On 24 March, the Government will launch an initiative encouraging employers
to address the work-life balance of its employees. But while it may wheel out
examples of organisations which have experienced increased productivity and
happier workforces through flexible working, what practical steps can it take
to persuade employers that this is the way ahead?

The first step is, of course, to demonstrate the approach rather than simply
talking about it. As Joanna Foster, chair of the National Work-Life Forum
notes, it is all very well for the Government to promote these concepts but
they will be challenged to demonstrate that they are following this way of
working in their own day-to-day operations. "Where is flexibility in the
public sector?" asks Foster. "What flexibility do civil servants
receive and what kind of flexible work is available for the leaders of
government? Can they be flexible while operating in this traditionally
long-hours culture?"

Foster wants to see the Government encouraging dialogue between employers
and staff in the creation of flexible working agreements. The feeling exists
that, so far, it is the employers which have gained all the benefits of a
flexible workforce while employees have continued to work without security or
recognition. An effective dialogue would mean benefits are shared by both

Technology is often key to flexible working – the most obvious example being
the use of PCs and high-speed communications to support home working – but it
is imperative that the emphasis on IT does not make flexible working
unattainable for those who cannot afford the technology or whose work does not
naturally offer itself to these techniques. The Government must work to ensure
the necessary resources are accessible to as many organisations as possible.

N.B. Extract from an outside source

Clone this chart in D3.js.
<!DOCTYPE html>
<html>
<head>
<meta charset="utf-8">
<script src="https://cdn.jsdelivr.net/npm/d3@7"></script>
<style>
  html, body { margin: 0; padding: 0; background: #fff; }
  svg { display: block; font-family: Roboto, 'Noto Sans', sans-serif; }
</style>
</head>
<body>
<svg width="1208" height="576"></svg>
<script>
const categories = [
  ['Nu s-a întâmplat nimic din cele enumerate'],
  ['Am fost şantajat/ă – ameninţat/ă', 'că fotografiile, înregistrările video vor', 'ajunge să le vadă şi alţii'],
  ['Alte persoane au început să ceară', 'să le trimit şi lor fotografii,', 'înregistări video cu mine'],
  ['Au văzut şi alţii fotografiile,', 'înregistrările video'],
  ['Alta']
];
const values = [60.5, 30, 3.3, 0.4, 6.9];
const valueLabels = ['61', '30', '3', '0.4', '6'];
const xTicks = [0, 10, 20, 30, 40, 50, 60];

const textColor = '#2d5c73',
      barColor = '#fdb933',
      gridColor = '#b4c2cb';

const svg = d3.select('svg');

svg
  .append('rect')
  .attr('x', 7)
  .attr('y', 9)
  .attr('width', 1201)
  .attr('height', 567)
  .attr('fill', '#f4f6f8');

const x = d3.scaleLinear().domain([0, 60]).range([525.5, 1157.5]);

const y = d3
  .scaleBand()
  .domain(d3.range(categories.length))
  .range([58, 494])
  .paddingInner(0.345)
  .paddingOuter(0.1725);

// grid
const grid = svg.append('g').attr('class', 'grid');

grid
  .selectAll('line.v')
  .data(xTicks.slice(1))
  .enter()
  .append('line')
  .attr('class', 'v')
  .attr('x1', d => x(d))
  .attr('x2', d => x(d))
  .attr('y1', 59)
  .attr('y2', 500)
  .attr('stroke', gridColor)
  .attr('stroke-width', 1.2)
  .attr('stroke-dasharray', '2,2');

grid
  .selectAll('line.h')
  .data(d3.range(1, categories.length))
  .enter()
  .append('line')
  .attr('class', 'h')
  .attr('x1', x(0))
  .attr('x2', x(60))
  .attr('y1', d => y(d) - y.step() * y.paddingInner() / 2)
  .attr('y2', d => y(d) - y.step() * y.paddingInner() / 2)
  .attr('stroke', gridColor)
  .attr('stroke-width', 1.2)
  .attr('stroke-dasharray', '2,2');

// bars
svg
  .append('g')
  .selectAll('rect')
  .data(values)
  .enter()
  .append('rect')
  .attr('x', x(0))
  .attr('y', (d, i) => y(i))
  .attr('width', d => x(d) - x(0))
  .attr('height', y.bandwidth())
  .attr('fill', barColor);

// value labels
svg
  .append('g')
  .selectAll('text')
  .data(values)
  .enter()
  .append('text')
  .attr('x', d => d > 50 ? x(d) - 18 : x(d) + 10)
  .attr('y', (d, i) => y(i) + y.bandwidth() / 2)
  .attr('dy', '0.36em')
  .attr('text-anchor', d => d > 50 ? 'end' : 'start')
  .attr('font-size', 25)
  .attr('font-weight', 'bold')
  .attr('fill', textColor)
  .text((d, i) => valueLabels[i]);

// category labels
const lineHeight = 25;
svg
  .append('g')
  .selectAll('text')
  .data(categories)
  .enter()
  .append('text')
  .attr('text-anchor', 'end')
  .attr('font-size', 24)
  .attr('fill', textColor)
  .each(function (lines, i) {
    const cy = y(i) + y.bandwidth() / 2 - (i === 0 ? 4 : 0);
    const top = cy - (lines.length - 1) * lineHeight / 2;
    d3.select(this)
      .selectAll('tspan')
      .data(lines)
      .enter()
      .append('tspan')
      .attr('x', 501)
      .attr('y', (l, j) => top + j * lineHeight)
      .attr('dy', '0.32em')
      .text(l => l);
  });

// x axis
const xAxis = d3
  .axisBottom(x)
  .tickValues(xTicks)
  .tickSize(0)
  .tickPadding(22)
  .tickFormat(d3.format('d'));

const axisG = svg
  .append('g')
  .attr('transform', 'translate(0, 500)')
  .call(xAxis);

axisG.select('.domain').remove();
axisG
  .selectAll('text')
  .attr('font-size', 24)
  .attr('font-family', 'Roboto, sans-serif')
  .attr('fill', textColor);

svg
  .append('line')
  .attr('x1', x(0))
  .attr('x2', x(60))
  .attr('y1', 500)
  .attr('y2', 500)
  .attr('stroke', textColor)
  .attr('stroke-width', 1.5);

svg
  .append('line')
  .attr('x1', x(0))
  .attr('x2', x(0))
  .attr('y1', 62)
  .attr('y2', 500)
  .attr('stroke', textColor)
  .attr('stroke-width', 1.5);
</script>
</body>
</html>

"Flexibility of mind is extremely important," states Foster.
"Many middle managers find it difficult to get their thinking around the
changes needed to manage flexibility. The Government needs to place these kind
of skills on the learning agenda. What are the skills required for managing
flexibly and where can they be learned?"

One opportunity for meeting this challenge may lie in the new Learning and
Skills Councils as they emerge from the Training and Enterprise Councils. The
Government needs to ensure such skills sets are visible on national and
regional levels.

Flexible working impinges on many areas of legislation, from the Working
Time directive through to the employment rights of part-timers, and it is
important that the Government studies all relevant areas to ensure they
encourage this way of working rather than posing obstacles to implementation.

But perhaps most important, the Government needs to focus on reversing the
negative image which often surrounds flexible work. Part-timers and flexible
workers are entitled to the same respect as full-timers and consequently should
be given the same benefits, rights and recognition.

"The world is full of part-timers and people working different
patterns, and yet our attitude remains anchored in the idea that part-time
staff are not as committed or hard-working as full-timers," says Foster.

With that increased recognition, the psychological contract between employer
and employee can start to change. The employment relationship will not simply
be about paying someone for their time but about valuing their contribution in
the workplace and supporting their lives outside it.

"If people are happy with their personal lives, their community
responsibilities and themselves, they will be able to concentrate fully on
their work," Foster says. "At the end of the day, flexibility is
about creating the right mindset – it is not just an employment tool."